La bactériologie de lait a pris une place prépondérante dans le domaine de sa qualité, et plus particulièrement dans le contrôle des infections mammaires. Dans un contexte d’antibiothérapie raisonnée et de limitation de l’usage des antibiotiques, cet outil essentiel n’a pourtant pas encore pris sa véritable place. Son développement en cabinet vétérinaire requiert que plusieurs conditions soient réunies : l’adhésion de tous les membres de la structure, une rigueur dans la démarche pour prévenir l’écueil de résultats faux, et une bonne organisation du travail. Dans l’économie d’un cabinet vétérinaire, les examens complémentaires représentent un domaine qui peut encore se développer et dont la plus-value est vraiment intéressante. Ce nouveau créneau, qui constitue une nouvelle source de revenus, valorise les compétences du vétérinaire.

Références

  • 1. Bradley AJ, Green MJ. Factors affecting cure when treating bovine clinical mastitis with cephalosporin-based intramammary preparations. J. Dairy Sci. 2009;92:1941-1953.
  • 2. Ganda EK, Bisinotto RS, Decter DH, Bicalho RC. Evaluation of an on-farm culture system (Accumast) for fast identification of milk pathogens associated with clinical mastitis in dairy cows. PLoS One. 2016 13;11(5):e0155314. doi: 10.1371/journal.pone. 0155314. eCollection 2016.
  • 3. Pinzón-Sánchez C, Ruegg PL. Risk factors associated with short-term post-treatment outcomes of clinical mastitis. J. Dairy Sci. 2011;94:3397-3410.
  • 4. Salat O, Lemaire G, Perrot F. Étiologie des mammites en fonction de la sévérité clinique et conséquences pour le traitement. Nouv. Prat. 2016;9:23-32.
  • 5. Suojala L, Kaartinen L, Pyorälä S. Treatment for bovine Escherichia coli mastitis – An evidence-based approach. J. Vet. Pharmacol. Ther. 2013;36:521-531.

Conflit d’intérêts

Aucun.

Points forts

→ Les mammites subcliniques n’ont pas toutes pour origine Staphylococcus aureus et les analyses bactériologiques sont un prérequis au traitement.

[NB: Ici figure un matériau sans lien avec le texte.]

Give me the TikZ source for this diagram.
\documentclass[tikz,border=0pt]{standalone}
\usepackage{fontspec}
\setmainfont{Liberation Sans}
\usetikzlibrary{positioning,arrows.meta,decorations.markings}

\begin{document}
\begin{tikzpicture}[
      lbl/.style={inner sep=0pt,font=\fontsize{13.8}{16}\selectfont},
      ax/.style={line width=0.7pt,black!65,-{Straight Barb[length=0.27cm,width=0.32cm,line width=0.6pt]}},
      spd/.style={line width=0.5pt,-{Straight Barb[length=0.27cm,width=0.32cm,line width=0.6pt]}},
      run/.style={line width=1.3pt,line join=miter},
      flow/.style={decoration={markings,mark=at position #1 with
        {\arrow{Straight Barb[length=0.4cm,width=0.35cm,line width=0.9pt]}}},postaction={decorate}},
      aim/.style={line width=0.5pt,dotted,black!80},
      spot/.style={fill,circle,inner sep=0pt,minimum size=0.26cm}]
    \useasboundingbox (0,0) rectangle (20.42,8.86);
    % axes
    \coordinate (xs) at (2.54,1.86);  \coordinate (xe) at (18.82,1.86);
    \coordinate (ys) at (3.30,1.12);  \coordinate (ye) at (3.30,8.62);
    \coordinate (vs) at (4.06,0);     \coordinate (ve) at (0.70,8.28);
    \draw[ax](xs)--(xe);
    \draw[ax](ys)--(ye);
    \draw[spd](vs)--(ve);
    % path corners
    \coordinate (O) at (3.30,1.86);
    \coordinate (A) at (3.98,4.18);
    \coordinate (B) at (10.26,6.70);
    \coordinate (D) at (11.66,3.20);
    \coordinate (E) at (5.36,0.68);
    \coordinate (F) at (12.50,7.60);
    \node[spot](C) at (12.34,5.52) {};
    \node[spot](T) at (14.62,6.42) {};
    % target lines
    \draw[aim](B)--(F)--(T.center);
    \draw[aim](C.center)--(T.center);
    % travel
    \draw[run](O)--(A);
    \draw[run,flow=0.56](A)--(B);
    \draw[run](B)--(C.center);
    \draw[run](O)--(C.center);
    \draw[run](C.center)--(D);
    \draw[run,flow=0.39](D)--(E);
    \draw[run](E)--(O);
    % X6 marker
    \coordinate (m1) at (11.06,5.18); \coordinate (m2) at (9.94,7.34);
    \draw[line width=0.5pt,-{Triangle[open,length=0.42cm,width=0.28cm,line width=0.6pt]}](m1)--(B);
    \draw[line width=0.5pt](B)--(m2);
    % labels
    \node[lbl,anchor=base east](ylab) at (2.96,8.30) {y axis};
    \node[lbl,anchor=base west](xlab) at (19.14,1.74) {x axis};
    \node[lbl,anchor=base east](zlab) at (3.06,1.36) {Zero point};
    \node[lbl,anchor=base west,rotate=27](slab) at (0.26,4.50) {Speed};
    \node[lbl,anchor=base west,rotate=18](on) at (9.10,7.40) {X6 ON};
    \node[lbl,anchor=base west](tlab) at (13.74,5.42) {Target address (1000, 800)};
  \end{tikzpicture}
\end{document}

→ En l’absence d’isolement d’une bactérie pour une mammite clinique non sévère, l’antibiothérapie devrait être évitée.

→ Les fluoroquinolones présentent un intérêt évident dans le traitement des mammites à entérobactéries, mais leur utilisation est soumise à une analyse bactériologique préalable.

→ La précocité du traitement se justifie en cas de mammite sévère ou lorsque l’infection est récente. Dans les autres cas, le début du traitement peut attendre les résultats d’analyses.

→ La réalisation d’analyses en élevage permet de proposer un traitement de première intention fondé sur les résultats antérieurs.